A good support line can be found close to 175-200. As we can see, this area is well visible on the price chart itself. Also, if we pay attention to the rising trend line at the RSI, we will see that the line hasn’t been tested yet, which means that we may expect Gazprom stocks to fall deeper. Earlier, the RSI indicated the start of growth. As we can see, after testing, the prices reversed and broke the sideways channel. That’s why conservative traders will probably wait for the descending correction to continue and consider opening long positions only close to the support area. If the price breaks 175, the decline will continue and the prices will return to the lows.
Mid-term analysis of Gazprom stocks
In the daily chart, there is a potential for Head & Shoulders reversal pattern. As we can see, there is the top of the pattern and its left shoulder.
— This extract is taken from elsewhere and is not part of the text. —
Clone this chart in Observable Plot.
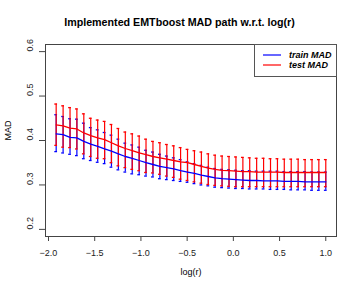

To complete the pattern, the price must rebound upwards and test the resistance level at 255. Only after that, we can expect the instrument to continue falling. In this case, the downside target may be at 165. A strong signal to confirm further descending correction is a breakout of the rising trend line at the RSI, which implies a decline lower than 175. However, thanks to significant growth earlier, this signal may not be enough for the market. To cancel it, the RSI indicator must break the trend line upwards and fix there.
However, this negative scenario may no longer be valid in the stock price skyrockets and breaks 280. In this case, the reversal pattern will be canceled and the instrument may continue growing above 320. That’s why in the short-term the price is also expected to fall and, as we can see, a conservative support area is close to 175-165. If bulls are able to hold this area, the stocks may continue its steady growth.
Of course, we shouldn’t exclude a possibility that the price may form just a Triangle instead of a reversal pattern. However, even in this case, it’s very important to see the price break the resistance level, which will confirm further growth.
In 2019, Gazprom stock prices showed a good upward dynamic, probably thanks to oil prices growth and the overall stability of the Russian Ruble, which was also rising. Right now, both of them, I mean oil and RUR, are falling, thus putting pressure on Gazprom stock prices and the Russian stock market. A warm winter and decreasing gas prices are doing their part. A positive factor that may temporarily support bulls is the growth of dividend payouts from the company.
From the technical point of view, the price is currently facing a strong resistance level. If bulls fail to hold the current levels and the price continues falling, the instrument may reach and test 175 in the nearest future. this area will look quite interesting for further growth. That’s why we may agree with Merrill Lynch forecasts and the conclusion that the current levels aren’t very promising for increasing long positions. It will probably be better to wait until the price completes the descending correction and only after that start looking for strong signals to buy the instrument.